Caro makes bureaucracy legible by treating it like action. He names the mechanism, shows the hinge point, then attaches a human outcome you can’t ignore. You don’t read “bond covenants” as background because Caro positions them as weapons. He controls pace with alternation: a tight scene of a meeting, a clean explanation of the tool used in that meeting, then a concrete aftershock on a neighborhood street. Many modern writers skip the tool and sprint to outrage. Caro earns outrage by making you understand exactly how the knife works.
He builds character through capability, not adjectives. Moses doesn’t become “powerful” because Caro says so; Moses becomes powerful because he repeatedly anticipates the next fight and writes the rules to win it. Caro also uses contradiction as characterization: the reformer who despises machine politics adopts machine tactics, then improves them. That contradiction keeps Moses from turning into a cardboard villain and keeps you from relaxing into a single moral. If you want readers to keep turning pages, give them a mind at work, not a label.

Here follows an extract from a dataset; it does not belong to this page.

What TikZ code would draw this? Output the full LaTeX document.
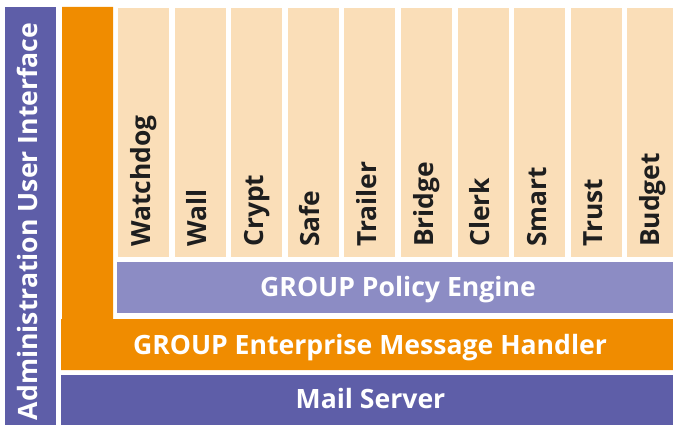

Caro’s dialogue stays spare, but he uses it like a chisel. Pay attention to the reported conversation between Moses and Governor Al Smith, where Moses pushes, corrects, and refuses to yield ground even to a political giant. Caro doesn’t quote to decorate; he quotes to expose dominance patterns. Who interrupts? Who reframes the premise? Who speaks in specifics and who retreats to generalities? Writers today often “summarize the vibe” of a confrontation. Caro recreates the leverage in it.

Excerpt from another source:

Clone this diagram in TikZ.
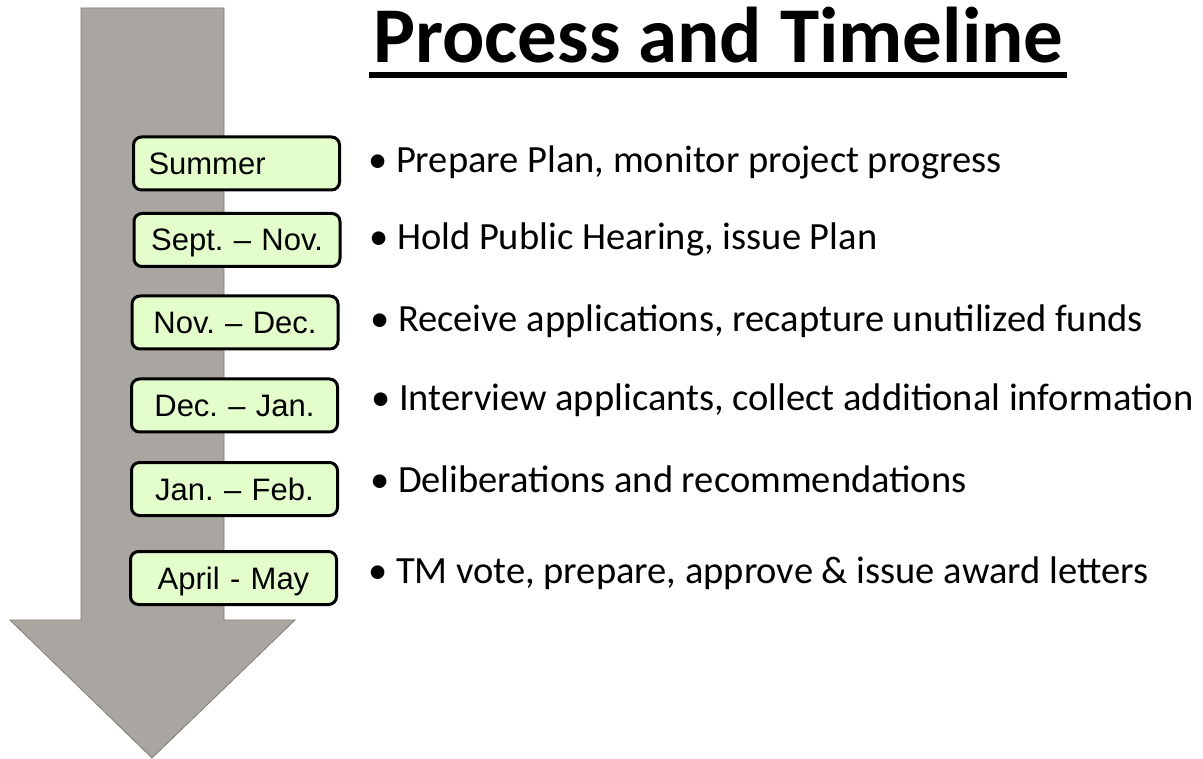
\documentclass[tikz,border=0pt]{standalone}
\usepackage{fontspec}
\setmainfont{Carlito}
\newfontfamily\boxfont{Liberation Sans}
\frenchspacing

\tikzstyle{period-box}=[draw=black, line width=3pt, rounded corners=8pt, fill={box-green}, minimum width=206pt, minimum height=53pt, inner xsep=15pt, text width=176pt, align=center, text height=22pt, text depth=0pt, font=\boxfont\fontsize{31}{36}\selectfont]
\tikzstyle{task-text}=[anchor=base west, inner sep=0pt, font=\fontsize{38.5}{44}\selectfont]
\definecolor{box-green}{HTML}{E3FDCB}
\definecolor{arrow-gray}{HTML}{A9A5A0}
\definecolor{arrow-edge}{HTML}{7F7C78}

\begin{document}
\begin{tikzpicture}[x=1pt, y=-1pt]
      \useasboundingbox (0,0) rectangle (1203,759);
      % big arrow behind the periods
      \draw[arrow-edge, fill={arrow-gray}, line width=0.8pt] (81,8) -- (224,8) -- (224,620) -- (295,620) -- (152,758) -- (10,620) -- (81,620) -- cycle;

      \node (title) at (373,63) [anchor=base west, inner sep=0pt, font=\fontsize{79}{90}\selectfont\bfseries] {Process and Timeline};
      \draw[line width=6pt] ([xshift=-4pt, yshift=-12pt]title.base west) -- ([xshift=3pt, yshift=-12pt]title.base east);

      \node (period:1) at (236.5,163.5) [period-box, align=left] {Summer};
      \node (period:2) at (237,240)   [period-box] {Sept. – Nov.};
      \node (period:3) at (235,322.5) [period-box] {Nov. – Dec.};
      \node (period:4) at (234.5,405.5) [period-box] {Dec. – Jan.};
      \node (period:5) at (234.5,489) [period-box] {Jan. – Feb.};
      \node (period:6) at (233.5,578) [period-box] {April - May};

      \node (task:1) at (368,173) [task-text] {• Prepare Plan, monitor project progress};
      \node (task:2) at (369,250) [task-text] {• Hold Public Hearing, issue Plan};
      \node (task:3) at (370,332) [task-text] {• Receive applications, recapture unutilized funds};
      \node (task:4) at (371,410) [task-text] {• Interview applicants, collect additional information};
      \node (task:5) at (370,492) [task-text] {• Deliberations and recommendations};
      \node (task:6) at (368,583) [task-text] {• TM vote, prepare, approve \& issue award letters};
    \end{tikzpicture}
\end{document}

He writes atmosphere through infrastructure. The book’s New York doesn’t float as a generic metropolis; it sits on particular shorelines, parkways, and neighborhoods you can stand inside. When Caro takes you to Long Island parkways or to the arenas of city agencies, he uses physical detail to make power feel physical. You sense how distance, access, and speed become social sorting tools. Modern nonfiction sometimes treats setting like a quick establishing shot. Caro treats setting like the instrument panel of the whole book.
Consigli di scrittura ispirati a The Power Broker di Robert A. Caro.
Match Caro’s voice by sounding calm while you say dangerous things. You don’t need snark. You need certainty built from specifics. State what happened in plain language, then state what it meant, then prove it with one hard detail. Keep your sentences clean. Let the weight come from selection, not from adjectives. And never “announce significance.” If you can’t show the mechanism that creates the significance, you don’t understand your own material yet.
Build your central figure the way Caro builds Moses: as a chain of decisions under pressure. Track what your protagonist wants, the constraint in the room, and the tool they use to change the constraint. Show competence early, then complicate it. Give them a private logic that can sound reasonable in isolation. If you rely on moral commentary to make them vivid, you will flatten them. Let readers admire the skill and fear the direction.
Avoid the prestige trap of this genre: drowning the reader in context until the story suffocates. Caro packs context, but he never loses the contest. Every explanatory passage must answer a live question the previous scene raised. If you insert history because you “should,” you will teach nothing and bore everyone. Also resist the shortcut of turning systems into faceless evil. Systems operate through people with incentives. Name the incentives. Put them in a room.
Try this exercise. Pick one controversial civic change in your city or field. Write one scene where a decision happens in a meeting, with names, stakes, and a clear winner. Then write a short explanatory bridge that teaches the exact tool that made the winner win: a statute clause, a budget mechanism, a procedural trick. Then write one scene showing the downstream consequence in a specific place with sensory detail. Revise until each part forces the next.